Leave out any pictures and transcribe all other data below exactly.
* * *
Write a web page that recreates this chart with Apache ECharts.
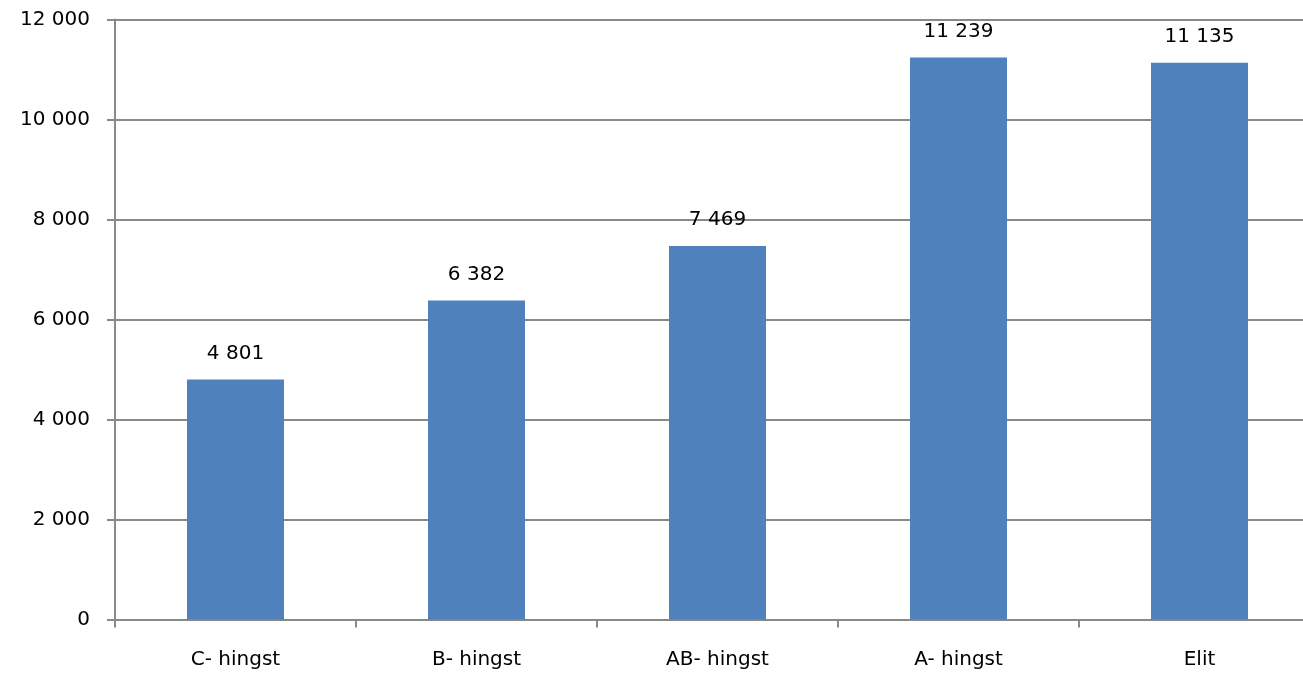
<!DOCTYPE html>
<html>
<head>
<meta charset="utf-8">
<script src="https://cdn.jsdelivr.net/npm/echarts@6/dist/echarts.min.js"></script>
<style>html,body{margin:0;padding:0;background:#fff;overflow:hidden}#c{width:1321px;height:676px}</style>
</head>
<body>
<div id="c"></div>
<script>
const categories = ['C- hingst', 'B- hingst', 'AB- hingst', 'A- hingst', 'Elit'];
const values = [4801, 6382, 7469, 11239, 11135];
const yTicks = { min: 0, max: 12000, interval: 2000 };

function fmt(v) {
  return String(v).replace(/\B(?=(\d{3})+(?!\d))/g, ' ');
}

const chart = echarts.init(document.getElementById('c'));
const font = 'DejaVu Sans';
chart.setOption({
  animation: false,
  backgroundColor: '#fff',
  grid: { left: 115, top: 19.5, right: 1, bottom: 56.5, containLabel: false, outerBoundsMode: 'none' },
  xAxis: {
    type: 'category',
    data: categories,
    axisLine: { show: true, lineStyle: { color: '#898989', width: 2 } },
    axisTick: { show: true, length: 8, lineStyle: { color: '#898989', width: 2 } },
    axisLabel: { color: '#000', fontFamily: font, fontSize: 20, margin: 30 },
    splitLine: { show: false }
  },
  yAxis: {
    type: 'value',
    min: yTicks.min, max: yTicks.max, interval: yTicks.interval,
    axisLine: { show: true, lineStyle: { color: '#898989', width: 2 } },
    axisTick: { show: true, length: 8, lineStyle: { color: '#898989', width: 2 } },
    axisLabel: { color: '#000', fontFamily: font, fontSize: 20, margin: 25, formatter: fmt },
    splitLine: { show: true, lineStyle: { color: '#898989', width: 2 } }
  },
  series: [{
    type: 'bar',
    data: values,
    barWidth: 97,
    itemStyle: { color: '#4F81BD' },
    label: {
      show: true, position: 'top', distance: 16,
      color: '#000', fontFamily: font, fontSize: 20,
      formatter: p => fmt(p.value)
    }
  }]
});
</script>
</body>
</html>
* * *
--- Exercise solution ---
Write a web page that recreates this chart with Apache ECharts.
<!DOCTYPE html>
<html>
<head>
<meta charset="utf-8">
<script src="https://cdn.jsdelivr.net/npm/echarts@6/dist/echarts.min.js"></script>
<style>html,body{margin:0;padding:0;background:#fff;overflow:hidden}#c{width:1321px;height:676px}</style>
</head>
<body>
<div id="c"></div>
<script>
const categories = ['C- hingst', 'B- hingst', 'AB- hingst', 'A- hingst', 'Elit'];
const values = [4801, 6382, 7469, 11239, 11135];
const yTicks = { min: 0, max: 12000, interval: 2000 };

function fmt(v) {
  return String(v).replace(/\B(?=(\d{3})+(?!\d))/g, ' ');
}

const chart = echarts.init(document.getElementById('c'));
const font = 'DejaVu Sans';
chart.setOption({
  animation: false,
  backgroundColor: '#fff',
  grid: { left: 115, top: 19.5, right: 1, bottom: 56.5, containLabel: false, outerBoundsMode: 'none' },
  xAxis: {
    type: 'category',
    data: categories,
    axisLine: { show: true, lineStyle: { color: '#898989', width: 2 } },
    axisTick: { show: true, length: 8, lineStyle: { color: '#898989', width: 2 } },
    axisLabel: { color: '#000', fontFamily: font, fontSize: 20, margin: 30 },
    splitLine: { show: false }
  },
  yAxis: {
    type: 'value',
    min: yTicks.min, max: yTicks.max, interval: yTicks.interval,
    axisLine: { show: true, lineStyle: { color: '#898989', width: 2 } },
    axisTick: { show: true, length: 8, lineStyle: { color: '#898989', width: 2 } },
    axisLabel: { color: '#000', fontFamily: font, fontSize: 20, margin: 25, formatter: fmt },
    splitLine: { show: true, lineStyle: { color: '#898989', width: 2 } }
  },
  series: [{
    type: 'bar',
    data: values,
    barWidth: 97,
    itemStyle: { color: '#4F81BD' },
    label: {
      show: true, position: 'top', distance: 16,
      color: '#000', fontFamily: font, fontSize: 20,
      formatter: p => fmt(p.value)
    }
  }]
});
</script>
</body>
</html>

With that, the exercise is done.